Question regarding the ergodic hypothesis or why does a trajectory in phase space come infinitely close to every allowed point in phase space According to the ergodic hypothesis a system of $N$ particles represented by a point in $6N$ dimensional phase space comes infenetly close to every point in that phase space.
It is argued that the trajectories in phase space cannot cross and therefore the trajectory of a system has to discover every point of the phase space if the energy is conserved. The trajectory would swipe over the whole hyper surface defined by the Hamiltonian $H(\vec{q},\vec{p})$ of the system and the Energy $E$ of the system.
$$H(\vec{q},\vec{p})=E$$
This sounds reasonable, but one could imagine a situation where a system spirals into one point of the phase space. Since infinitely many trajectories fit in any infenetly small phase space volume, I fail to see how such a system of $N$ particles has to discover the whole phase space.
 A: The ergodic hypothesis is not, in general, true. It is true for some systems, for some initial conditions.
The particular concern you raise is that there might be "sinks" in phase space - regions that trajectories enter, but never leave. For a finite-dimensional Hamiltonian system this is ruled out by Liouville's theorem, which is equivalent to the statement that the integral of the flow over any closed hypersurface is zero. However, a Hamiltonian system might have conserved quantities other than energy. In this case trajectories cannot explore the full energy hypersurface.
However, one can show that Hamiltonian systems do explore the entire region of phase space compatible with the values of all conserved quantities. The argument for this is almost tautological: For the path with initial condition $(q_0,p_0)$, we can define a function $f_{(q_0,p_0)}(q,p)$ which is $1$ if the path passes through $(q,p)$ and is $0$ otherwise. Then $f$ is conserved, and our path explores the whole region of phase space that satisfies the constraint $f = 1$.
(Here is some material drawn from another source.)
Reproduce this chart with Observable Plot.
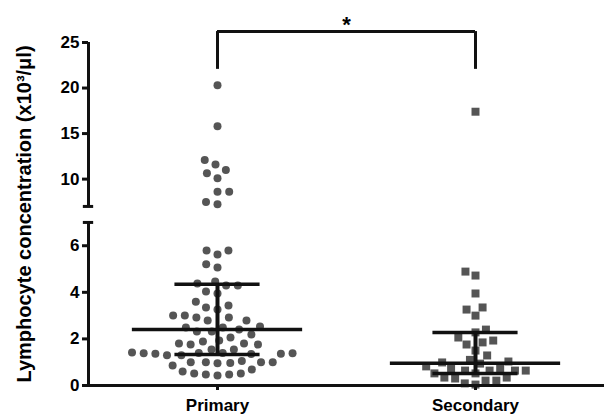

The interesting question is that of finding complete sets of conserved quantities. If we can find a finite set of conserved quantities $\{g_i\}$ such that every $f_{(q_0,p_0)}$ can be written as a function of the $\{g_i\}$, then we can guarantee that the ergodic hypothesis is satisfied on the level sets of the $\{g_i\}$.
Examples:
For the simple harmonic oscillator, $\{E\}$ is a complete set of conserved quantities all by itself. Trajectories therefor explore all points on the appropriate energy hyposurface.
For the 2D simple harmonic oscillator, $\{E_x,E_y\}$ is a complete set. Trajectories therefore don't explore all points on the appropriate energy hyposurface.